• [Dataset section]

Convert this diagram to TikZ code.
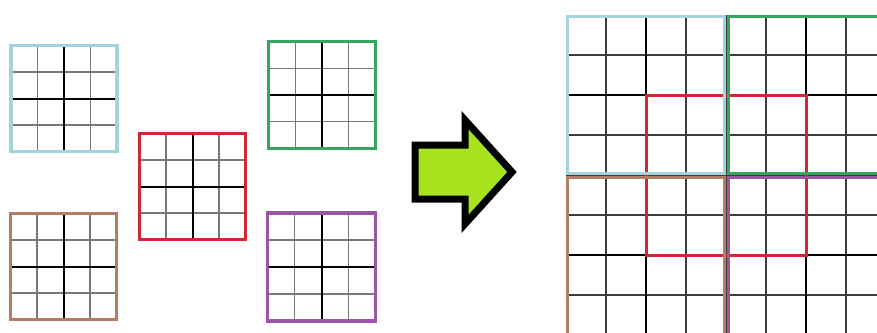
\documentclass[tikz,border=0pt]{standalone}
\definecolor{blueb}{RGB}{163,212,222}
\definecolor{redb}{RGB}{206,40,52}
\definecolor{greenb}{RGB}{52,166,94}
\definecolor{brownb}{RGB}{178,126,98}
\definecolor{purpleb}{RGB}{155,85,165}
\definecolor{limeg}{RGB}{166,226,30}
\definecolor{thingray}{RGB}{120,120,120}
\definecolor{bigthin}{RGB}{60,60,60}
\newcommand{\sgrid}[4]{%
  \foreach \k in {1,3}{%
    \draw[thinln] ({#1+\k*#3/4},#2) -- ({#1+\k*#3/4},{#2+#3});
    \draw[thinln] (#1,{#2+\k*#3/4}) -- ({#1+#3},{#2+\k*#3/4});
  }
  \draw[thickln] ({#1+#3/2},#2) -- ({#1+#3/2},{#2+#3});
  \draw[thickln] (#1,{#2+#3/2}) -- ({#1+#3},{#2+#3/2});
  \draw[border,#4] (#1,#2) rectangle ({#1+#3},{#2+#3});
}
\begin{document}
\begin{tikzpicture}[x=1pt,y=-1pt,
  thinln/.style={thingray,line width=1.1pt},
  bigthinln/.style={bigthin,line width=1.3pt},
  thickln/.style={black,line width=2pt},
  border/.style={line width=3.8pt},
  bigborder/.style={line width=3pt}]
\useasboundingbox (0,0) rectangle (877,332);
\fill[white] (0,0) rectangle (877,332);
\clip (0,0) rectangle (877,332);
% small grids
\sgrid{11}{45.5}{106}{blueb}
\sgrid{139.5}{133.5}{106}{redb}
\sgrid{268.5}{41.5}{107}{greenb}
\sgrid{10.5}{213.5}{106}{brownb}
\sgrid{267.5}{213}{108}{purpleb}
% arrow
\draw[line width=7pt,fill=limeg,line join=miter,miter limit=10]
  (415,145) -- (465,145) -- (465,120) -- (512,172) -- (465,224) -- (465,199) -- (415,199) -- cycle;
% big grid
\foreach \k in {1,3,4,5,7,8}{
  \draw[bigthinln] ({566+40*\k},15) -- ({566+40*\k},340);
  \draw[bigthinln] (566,{15+40*\k}) -- (890,{15+40*\k});
}
\foreach \k in {2,6}{
  \draw[thickln] ({566+40*\k},15) -- ({566+40*\k},340);
  \draw[thickln] (566,{15+40*\k}) -- (890,{15+40*\k});
}
\draw[bigborder,redb] (646,95) rectangle (806,255);
\draw[bigborder,blueb] (567.5,16.5) rectangle (724.5,173.5);
\draw[bigborder,greenb] (728,16.5) rectangle (890,173.5);
\draw[bigborder,brownb] (567.5,177) rectangle (724.5,340);
\draw[bigborder,purpleb] (728,177) rectangle (890,340);
\end{tikzpicture}
\end{document}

• [Exercise requirements] Repeat the material above in full and exactly, omitting the pictures.

• [Solution]
Convert this diagram to TikZ code.
\documentclass[tikz,border=0pt]{standalone}
\definecolor{blueb}{RGB}{163,212,222}
\definecolor{redb}{RGB}{206,40,52}
\definecolor{greenb}{RGB}{52,166,94}
\definecolor{brownb}{RGB}{178,126,98}
\definecolor{purpleb}{RGB}{155,85,165}
\definecolor{limeg}{RGB}{166,226,30}
\definecolor{thingray}{RGB}{120,120,120}
\definecolor{bigthin}{RGB}{60,60,60}
\newcommand{\sgrid}[4]{%
  \foreach \k in {1,3}{%
    \draw[thinln] ({#1+\k*#3/4},#2) -- ({#1+\k*#3/4},{#2+#3});
    \draw[thinln] (#1,{#2+\k*#3/4}) -- ({#1+#3},{#2+\k*#3/4});
  }
  \draw[thickln] ({#1+#3/2},#2) -- ({#1+#3/2},{#2+#3});
  \draw[thickln] (#1,{#2+#3/2}) -- ({#1+#3},{#2+#3/2});
  \draw[border,#4] (#1,#2) rectangle ({#1+#3},{#2+#3});
}
\begin{document}
\begin{tikzpicture}[x=1pt,y=-1pt,
  thinln/.style={thingray,line width=1.1pt},
  bigthinln/.style={bigthin,line width=1.3pt},
  thickln/.style={black,line width=2pt},
  border/.style={line width=3.8pt},
  bigborder/.style={line width=3pt}]
\useasboundingbox (0,0) rectangle (877,332);
\fill[white] (0,0) rectangle (877,332);
\clip (0,0) rectangle (877,332);
% small grids
\sgrid{11}{45.5}{106}{blueb}
\sgrid{139.5}{133.5}{106}{redb}
\sgrid{268.5}{41.5}{107}{greenb}
\sgrid{10.5}{213.5}{106}{brownb}
\sgrid{267.5}{213}{108}{purpleb}
% arrow
\draw[line width=7pt,fill=limeg,line join=miter,miter limit=10]
  (415,145) -- (465,145) -- (465,120) -- (512,172) -- (465,224) -- (465,199) -- (415,199) -- cycle;
% big grid
\foreach \k in {1,3,4,5,7,8}{
  \draw[bigthinln] ({566+40*\k},15) -- ({566+40*\k},340);
  \draw[bigthinln] (566,{15+40*\k}) -- (890,{15+40*\k});
}
\foreach \k in {2,6}{
  \draw[thickln] ({566+40*\k},15) -- ({566+40*\k},340);
  \draw[thickln] (566,{15+40*\k}) -- (890,{15+40*\k});
}
\draw[bigborder,redb] (646,95) rectangle (806,255);
\draw[bigborder,blueb] (567.5,16.5) rectangle (724.5,173.5);
\draw[bigborder,greenb] (728,16.5) rectangle (890,173.5);
\draw[bigborder,brownb] (567.5,177) rectangle (724.5,340);
\draw[bigborder,purpleb] (728,177) rectangle (890,340);
\end{tikzpicture}
\end{document}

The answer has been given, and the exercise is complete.